Once I’ve said “your”, if I complete the phrase as “your guy’s”, then it sounds like it means “your guy’s”, so that

Is that your guys’ dog?

would be likely to be heard as meaning

Does that dog belong to your guy?

instead of

Does that dog belong to you guys?

English speaker know well that adding an s sound to the end of a word indicates the possessive form, so to keep from being misunderstood here, someone whose changed the “you” to “your” will likely follow through by adding that sound. And that’s why they say.

Is that your guys’s dog?


I love little oddities like this particularly when they’re “wrong” because, as I’m fond of telling my college math students,

There ain’t no official right or wrong in English.

Most of them don’t know this, having had “rules” of “correct grammar” drilled into them by teachers since they were 6 years old. By contrast, there is an official right and wrong in French, determined by L'Académie française, which last I heard was still asserting that “un hamburger” and “le weekend” were not French. But the French themselves couldn’t care less about the pronouncements of these stuffy pedants, and almost no one says “la fin de la semaine”. But there never has been any such “learned body” for English, and if there were one in England, American speakers would disdain it, and vice versa.

It’s all really just a mater of opinion.
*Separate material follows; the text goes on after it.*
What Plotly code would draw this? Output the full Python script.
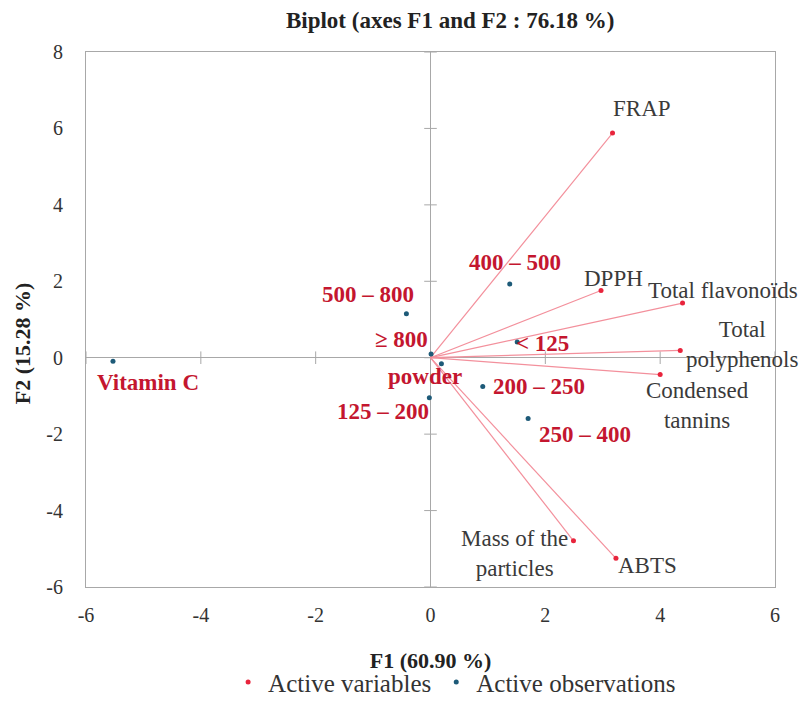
import plotly.graph_objects as go

# ---- data ----
obs_names = ["Vitamin C", "500 – 800", "≥ 800", "powder", "125 – 200",
             "400 – 500", "< 125", "200 – 250", "250 – 400"]
obs_f1 = [-5.53, -0.42, 0.01, 0.19, -0.02, 1.38, 1.51, 0.91, 1.70]
obs_f2 = [-0.09, 1.15, 0.10, -0.16, -1.05, 1.93, 0.41, -0.75, -1.59]

var_names = ["FRAP", "DPPH", "Total flavonoïds", "Total<br>polyphenols",
             "Condensed<br>tannins", "Mass of the<br>particles", "ABTS"]
var_f1 = [3.17, 2.97, 4.39, 4.35, 4.00, 2.49, 3.23]
var_f2 = [5.88, 1.76, 1.43, 0.19, -0.44, -4.79, -5.25]

x_ticks = [-6, -4, -2, 0, 2, 4, 6]
y_ticks = [-6, -4, -2, 0, 2, 4, 6, 8]

# ---- label offsets (pixels, style) ----
obs_dx = [35, -38, -30, -16, -46, 5, 25, 56, 57]
obs_dy = [-21, 19, 14, -13, -14, 21, -1, 0, -16]
var_dx = [29, 12, 40, 62, 37, -59, 32]
var_dy = [25, 12, 13, 6, -31, -13, -7]

SERIF = "Liberation Serif, Times New Roman, serif"
AXIS_GRAY = "#a8a8a8"
RED_PT = "#e8243c"
RED_LINE = "#f3909c"
RED_TXT = "#c4162f"
BLUE = "#1d5a78"

fig = go.Figure()

# tick marks on the zero axes
fig.add_trace(go.Scatter(
    x=x_ticks, y=[0] * len(x_ticks), mode="markers",
    marker=dict(symbol="line-ns", size=9, line=dict(color=AXIS_GRAY, width=1)),
    showlegend=False, hoverinfo="skip", cliponaxis=False))
fig.add_trace(go.Scatter(
    x=[0] * len(y_ticks), y=y_ticks, mode="markers",
    marker=dict(symbol="line-ew", size=9, line=dict(color=AXIS_GRAY, width=1)),
    showlegend=False, hoverinfo="skip", cliponaxis=False))

# vectors from origin
lx, ly = [], []
for a, b in zip(var_f1, var_f2):
    lx += [0, a, None]
    ly += [0, b, None]
fig.add_trace(go.Scatter(x=lx, y=ly, mode="lines",
                         line=dict(color=RED_LINE, width=1.2),
                         showlegend=False, hoverinfo="skip"))

fig.add_trace(go.Scatter(x=var_f1, y=var_f2, mode="markers", name="Active variables",
                         marker=dict(color=RED_PT, size=5)))
fig.add_trace(go.Scatter(x=obs_f1, y=obs_f2, mode="markers", name="Active observations",
                         marker=dict(color=BLUE, size=5)))

for n, a, b, dx, dy in zip(var_names, var_f1, var_f2, var_dx, var_dy):
    fig.add_annotation(x=a, y=b, text=n, showarrow=False, xshift=dx, yshift=dy,
                       align="center",
                       font=dict(family=SERIF, size=23, color="#3a3a3a"))
for n, a, b, dx, dy in zip(obs_names, obs_f1, obs_f2, obs_dx, obs_dy):
    fig.add_annotation(x=a, y=b, text="<b>" + n + "</b>", showarrow=False,
                       xshift=dx, yshift=dy, align="center",
                       font=dict(family=SERIF, size=23, color=RED_TXT))

# y-axis title (placed slightly below the axis centre, as in the reference)
fig.add_annotation(xref="paper", yref="paper", x=-0.092, y=0.455,
                   xanchor="center", yanchor="middle", textangle=-90,
                   text="<b>F2 (15.28 %)</b>", showarrow=False,
                   font=dict(family=SERIF, size=22, color="#222222"))

fig.update_layout(
    width=801, height=702,
    margin=dict(l=86, r=26, t=52, b=115, autoexpand=False),
    paper_bgcolor="white", plot_bgcolor="white",
    font=dict(family=SERIF, color="#333333"),
    title=dict(text="<b>Biplot (axes F1 and F2 : 76.18 %)</b>",
               x=0.562, xanchor="center", y=0.972, yanchor="middle",
               yref="container", font=dict(family=SERIF, size=23, color="#222222")),
    showlegend=True,
    legend=dict(orientation="h", x=0.535, xanchor="center", y=-0.178, yanchor="middle",
                font=dict(family=SERIF, size=25, color="#333333"),
                bgcolor="rgba(0,0,0,0)",
                itemsizing="trace", tracegroupgap=0, itemwidth=30),
    xaxis=dict(range=[-6, 6], tickvals=x_ticks, ticktext=[str(v) for v in x_ticks],
               showgrid=False, automargin=False,
               zeroline=True, zerolinecolor=AXIS_GRAY, zerolinewidth=1,
               showline=True, mirror=True, linecolor=AXIS_GRAY, linewidth=1,
               ticks="", ticklabelstandoff=10,
               tickfont=dict(family=SERIF, size=20, color="#333333"),
               title=dict(text="<b>F1 (60.90 %)</b>", standoff=27,
                          font=dict(family=SERIF, size=22, color="#222222"))),
    yaxis=dict(range=[-6, 8], tickvals=y_ticks, ticktext=[str(v) for v in y_ticks],
               showgrid=False, automargin=False,
               zeroline=True, zerolinecolor=AXIS_GRAY, zerolinewidth=1,
               showline=True, mirror=True, linecolor=AXIS_GRAY, linewidth=1,
               ticks="", ticklabelstandoff=18,
               tickfont=dict(family=SERIF, size=20, color="#333333")),
)

fig.write_html("out.html")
But some opinions are more considered than others. My favorite commentary of English Usage is Fowler’s Modern English Usage, which I often read through for hours. It’s not always easy to find what you’re looking for in Fowler, because of his idiosyncratic labeling of topics. His comments on the possessive singular, for instance, are under the heading “Possessive puzzles”. But Fowler is the best. My favorite shorter reference is Strunk and White (i.e., The Elements of Style by William Strunk and E.B. White).